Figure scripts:
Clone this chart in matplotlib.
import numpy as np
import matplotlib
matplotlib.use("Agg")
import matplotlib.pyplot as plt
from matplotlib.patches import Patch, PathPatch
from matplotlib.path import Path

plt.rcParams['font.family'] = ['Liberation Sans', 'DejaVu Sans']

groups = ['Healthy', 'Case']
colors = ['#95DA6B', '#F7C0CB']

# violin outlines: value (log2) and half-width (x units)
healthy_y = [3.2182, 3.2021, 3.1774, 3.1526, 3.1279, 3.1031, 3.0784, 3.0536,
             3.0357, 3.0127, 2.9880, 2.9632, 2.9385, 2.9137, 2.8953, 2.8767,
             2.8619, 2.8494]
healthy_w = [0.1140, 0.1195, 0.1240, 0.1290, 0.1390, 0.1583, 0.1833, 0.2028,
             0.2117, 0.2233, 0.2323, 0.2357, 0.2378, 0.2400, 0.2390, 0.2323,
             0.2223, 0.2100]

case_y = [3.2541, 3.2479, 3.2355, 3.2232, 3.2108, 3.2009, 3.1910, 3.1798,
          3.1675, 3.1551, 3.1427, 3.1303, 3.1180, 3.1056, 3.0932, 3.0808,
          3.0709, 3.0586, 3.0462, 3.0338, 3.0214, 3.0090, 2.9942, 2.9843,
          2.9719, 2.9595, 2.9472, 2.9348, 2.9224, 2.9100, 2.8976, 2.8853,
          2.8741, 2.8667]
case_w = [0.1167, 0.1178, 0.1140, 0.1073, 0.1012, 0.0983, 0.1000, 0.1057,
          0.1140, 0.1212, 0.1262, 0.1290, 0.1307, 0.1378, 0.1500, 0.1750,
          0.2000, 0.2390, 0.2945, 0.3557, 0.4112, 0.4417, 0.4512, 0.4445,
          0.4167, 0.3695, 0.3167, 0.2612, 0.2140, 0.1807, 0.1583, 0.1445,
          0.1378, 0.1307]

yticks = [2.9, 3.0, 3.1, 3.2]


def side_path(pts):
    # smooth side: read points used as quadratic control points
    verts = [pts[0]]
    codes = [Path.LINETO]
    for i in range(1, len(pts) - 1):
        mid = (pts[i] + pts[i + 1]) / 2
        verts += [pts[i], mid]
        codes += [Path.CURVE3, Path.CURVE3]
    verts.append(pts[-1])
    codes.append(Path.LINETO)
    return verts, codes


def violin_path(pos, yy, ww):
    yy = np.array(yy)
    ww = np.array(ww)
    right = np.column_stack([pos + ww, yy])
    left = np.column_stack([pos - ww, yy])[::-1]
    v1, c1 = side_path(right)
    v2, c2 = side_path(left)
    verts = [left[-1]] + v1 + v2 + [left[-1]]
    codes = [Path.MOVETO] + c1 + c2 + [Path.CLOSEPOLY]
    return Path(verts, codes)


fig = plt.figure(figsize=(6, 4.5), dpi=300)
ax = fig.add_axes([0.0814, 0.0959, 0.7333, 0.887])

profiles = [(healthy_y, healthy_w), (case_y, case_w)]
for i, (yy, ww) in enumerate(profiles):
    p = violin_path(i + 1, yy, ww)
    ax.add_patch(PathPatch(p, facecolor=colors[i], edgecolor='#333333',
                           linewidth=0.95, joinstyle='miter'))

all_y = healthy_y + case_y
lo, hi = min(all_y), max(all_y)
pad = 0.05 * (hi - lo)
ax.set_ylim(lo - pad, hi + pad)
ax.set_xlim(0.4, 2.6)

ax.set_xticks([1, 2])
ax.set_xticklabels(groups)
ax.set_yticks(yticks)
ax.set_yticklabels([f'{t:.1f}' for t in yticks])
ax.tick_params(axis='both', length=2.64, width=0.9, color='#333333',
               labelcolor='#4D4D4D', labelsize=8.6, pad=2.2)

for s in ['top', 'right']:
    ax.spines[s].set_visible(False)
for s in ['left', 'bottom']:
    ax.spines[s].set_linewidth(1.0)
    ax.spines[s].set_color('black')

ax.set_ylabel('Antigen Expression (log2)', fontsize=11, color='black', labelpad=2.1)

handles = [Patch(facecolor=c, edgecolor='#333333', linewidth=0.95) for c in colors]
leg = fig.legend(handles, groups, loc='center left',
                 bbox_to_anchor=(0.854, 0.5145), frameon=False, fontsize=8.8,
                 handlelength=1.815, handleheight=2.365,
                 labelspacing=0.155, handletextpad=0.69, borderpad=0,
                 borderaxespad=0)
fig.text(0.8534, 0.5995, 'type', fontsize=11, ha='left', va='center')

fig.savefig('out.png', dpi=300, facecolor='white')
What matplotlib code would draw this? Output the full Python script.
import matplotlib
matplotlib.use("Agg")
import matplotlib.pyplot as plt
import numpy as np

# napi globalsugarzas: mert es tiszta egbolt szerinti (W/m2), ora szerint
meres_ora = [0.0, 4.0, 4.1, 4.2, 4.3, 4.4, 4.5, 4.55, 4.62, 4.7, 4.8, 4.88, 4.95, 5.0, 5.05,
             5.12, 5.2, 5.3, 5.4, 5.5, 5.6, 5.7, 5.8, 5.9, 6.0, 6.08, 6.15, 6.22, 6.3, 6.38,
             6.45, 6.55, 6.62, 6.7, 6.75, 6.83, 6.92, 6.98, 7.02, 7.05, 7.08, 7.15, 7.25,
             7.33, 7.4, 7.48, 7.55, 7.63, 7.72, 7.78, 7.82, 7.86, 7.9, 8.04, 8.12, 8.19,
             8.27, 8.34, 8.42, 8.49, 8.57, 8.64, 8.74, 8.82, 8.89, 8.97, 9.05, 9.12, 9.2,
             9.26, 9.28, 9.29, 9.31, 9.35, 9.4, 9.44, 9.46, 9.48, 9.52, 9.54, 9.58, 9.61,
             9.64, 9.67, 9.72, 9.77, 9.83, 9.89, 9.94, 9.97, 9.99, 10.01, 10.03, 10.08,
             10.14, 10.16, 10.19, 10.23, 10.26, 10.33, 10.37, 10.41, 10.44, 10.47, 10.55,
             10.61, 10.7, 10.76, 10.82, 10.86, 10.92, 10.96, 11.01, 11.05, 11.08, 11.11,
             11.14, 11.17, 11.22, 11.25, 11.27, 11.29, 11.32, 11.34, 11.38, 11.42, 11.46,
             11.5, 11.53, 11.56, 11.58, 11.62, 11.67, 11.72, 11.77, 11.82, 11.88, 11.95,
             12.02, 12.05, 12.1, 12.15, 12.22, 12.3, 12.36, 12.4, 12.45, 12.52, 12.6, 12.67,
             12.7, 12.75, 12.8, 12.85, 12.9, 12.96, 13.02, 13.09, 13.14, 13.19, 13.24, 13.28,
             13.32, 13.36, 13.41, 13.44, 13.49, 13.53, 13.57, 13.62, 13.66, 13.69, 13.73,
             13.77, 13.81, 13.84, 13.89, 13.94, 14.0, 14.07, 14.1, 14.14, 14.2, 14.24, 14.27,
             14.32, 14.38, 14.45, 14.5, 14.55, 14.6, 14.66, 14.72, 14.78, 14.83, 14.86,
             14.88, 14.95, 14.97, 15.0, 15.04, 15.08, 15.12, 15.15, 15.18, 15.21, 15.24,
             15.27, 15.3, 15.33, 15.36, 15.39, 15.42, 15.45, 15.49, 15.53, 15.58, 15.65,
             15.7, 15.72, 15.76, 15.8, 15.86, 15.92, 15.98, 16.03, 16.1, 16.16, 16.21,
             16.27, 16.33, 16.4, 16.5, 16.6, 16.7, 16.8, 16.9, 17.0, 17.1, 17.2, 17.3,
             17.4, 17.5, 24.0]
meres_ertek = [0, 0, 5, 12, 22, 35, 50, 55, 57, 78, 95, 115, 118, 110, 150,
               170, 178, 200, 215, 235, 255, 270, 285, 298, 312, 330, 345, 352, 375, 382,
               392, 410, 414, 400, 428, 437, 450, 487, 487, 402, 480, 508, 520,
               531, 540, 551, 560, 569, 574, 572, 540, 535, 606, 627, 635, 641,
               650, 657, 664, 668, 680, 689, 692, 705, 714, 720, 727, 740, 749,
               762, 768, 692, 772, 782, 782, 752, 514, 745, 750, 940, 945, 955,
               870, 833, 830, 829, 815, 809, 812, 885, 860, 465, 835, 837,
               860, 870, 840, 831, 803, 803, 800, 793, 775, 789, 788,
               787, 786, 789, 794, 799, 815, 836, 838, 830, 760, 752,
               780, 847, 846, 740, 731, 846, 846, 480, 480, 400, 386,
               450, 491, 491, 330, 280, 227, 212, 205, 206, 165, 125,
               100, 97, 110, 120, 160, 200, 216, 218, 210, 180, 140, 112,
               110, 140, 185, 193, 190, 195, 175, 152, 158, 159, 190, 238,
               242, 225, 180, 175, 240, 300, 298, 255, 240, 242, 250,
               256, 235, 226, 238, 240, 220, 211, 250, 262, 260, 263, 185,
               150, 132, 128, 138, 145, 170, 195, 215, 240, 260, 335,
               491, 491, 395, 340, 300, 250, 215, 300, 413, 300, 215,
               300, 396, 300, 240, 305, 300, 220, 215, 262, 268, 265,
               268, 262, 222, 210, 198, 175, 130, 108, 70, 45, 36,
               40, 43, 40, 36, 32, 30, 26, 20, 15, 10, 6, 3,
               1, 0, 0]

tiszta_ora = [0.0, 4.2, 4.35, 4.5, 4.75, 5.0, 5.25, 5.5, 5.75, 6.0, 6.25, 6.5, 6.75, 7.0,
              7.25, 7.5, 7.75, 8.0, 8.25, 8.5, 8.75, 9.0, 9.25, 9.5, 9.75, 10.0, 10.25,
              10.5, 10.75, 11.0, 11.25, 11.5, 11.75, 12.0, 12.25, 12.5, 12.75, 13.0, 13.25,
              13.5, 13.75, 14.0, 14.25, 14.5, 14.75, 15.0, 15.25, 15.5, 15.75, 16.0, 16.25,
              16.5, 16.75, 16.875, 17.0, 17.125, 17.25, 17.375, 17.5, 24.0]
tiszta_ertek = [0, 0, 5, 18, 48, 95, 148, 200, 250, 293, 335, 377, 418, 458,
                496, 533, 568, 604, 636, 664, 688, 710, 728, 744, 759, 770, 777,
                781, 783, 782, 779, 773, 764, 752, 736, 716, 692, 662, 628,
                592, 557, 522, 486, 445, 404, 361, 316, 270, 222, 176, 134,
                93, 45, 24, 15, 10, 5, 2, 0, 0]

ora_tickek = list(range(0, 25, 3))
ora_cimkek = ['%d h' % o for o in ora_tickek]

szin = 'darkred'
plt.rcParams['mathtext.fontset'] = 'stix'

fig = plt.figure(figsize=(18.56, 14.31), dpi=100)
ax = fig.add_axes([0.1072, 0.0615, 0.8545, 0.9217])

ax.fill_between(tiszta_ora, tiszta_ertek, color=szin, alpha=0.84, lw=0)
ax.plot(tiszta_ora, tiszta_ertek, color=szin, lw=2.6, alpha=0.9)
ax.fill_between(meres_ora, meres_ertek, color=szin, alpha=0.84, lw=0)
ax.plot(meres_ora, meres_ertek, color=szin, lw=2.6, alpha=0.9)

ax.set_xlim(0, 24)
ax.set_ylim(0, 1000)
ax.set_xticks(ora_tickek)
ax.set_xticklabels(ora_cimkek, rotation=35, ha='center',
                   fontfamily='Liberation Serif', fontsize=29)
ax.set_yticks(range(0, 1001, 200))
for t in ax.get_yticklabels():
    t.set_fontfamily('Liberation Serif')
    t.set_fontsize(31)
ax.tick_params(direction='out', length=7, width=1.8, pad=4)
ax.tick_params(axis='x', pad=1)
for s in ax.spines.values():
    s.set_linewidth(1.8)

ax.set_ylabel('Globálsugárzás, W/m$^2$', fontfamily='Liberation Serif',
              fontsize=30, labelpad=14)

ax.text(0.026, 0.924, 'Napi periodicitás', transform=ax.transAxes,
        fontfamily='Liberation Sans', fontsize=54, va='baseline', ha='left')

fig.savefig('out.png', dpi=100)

Instructions to follow: Take the lines above from the first through the one containing "colors = ['#95DA6B', '#F7C0CB']" and reproduce them exactly; include nothing else.

The answer:
Clone this chart in matplotlib.
import numpy as np
import matplotlib
matplotlib.use("Agg")
import matplotlib.pyplot as plt
from matplotlib.patches import Patch, PathPatch
from matplotlib.path import Path

plt.rcParams['font.family'] = ['Liberation Sans', 'DejaVu Sans']

groups = ['Healthy', 'Case']
colors = ['#95DA6B', '#F7C0CB']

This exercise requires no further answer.